Energous requires wires to their mat/pad/transmitter. The part that was confusing was saying that the current inductive chagring requires a wire to the charging mat and the future "long range" won't. If it uses Energous, it will.
And I'm still not sure how they're managing to transmit enough power to be interesting within current regulatory limits... Energous hasn't described in much detail how they intend to accomplish power transfer, or under what regulations, but as I read FCC 15.249, it limits the field strength to 50mV/m @ 3m in the 5.850-5.875 GHz band that Energous claims to use. That's a crazy small amount of power. Some number of micro-watts if I'm doing the math right. I think self discharge in the phone battery is something closer to a milliwatt.

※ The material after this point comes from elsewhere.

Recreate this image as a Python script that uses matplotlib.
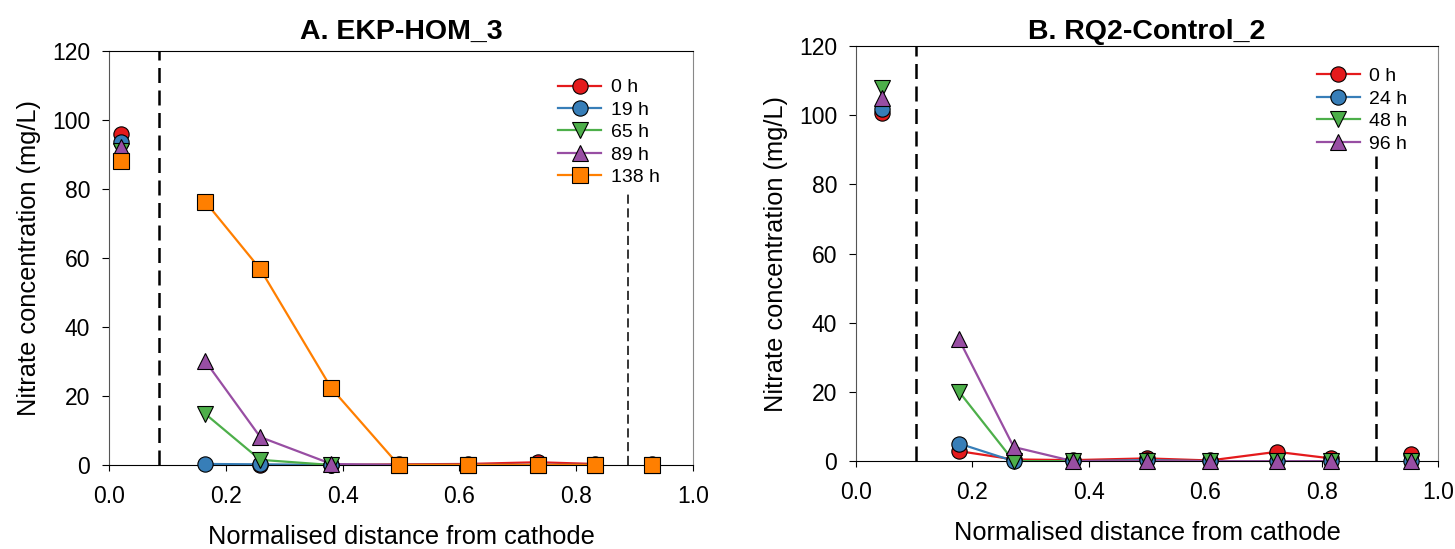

I'd love to find someone to go into the details with me, but if my interpretation of the regs and my napkin calculations are right, the only way Energous can accomplish what they want is to change the regulatory regime. This might be why nobody is willing to adopt it.
A few weeks back, Energous said they were working with a major manufacturer and the Apple rumor sites
encouraged speculation that they meant Apple. It's pretty unlikely that they did:
"One of the largest consumer electronic companies in the world," he said. "I cannot tell you who it is, but I can virtual guarantee that you have products from this company on your person, sitting on your desk, or at home."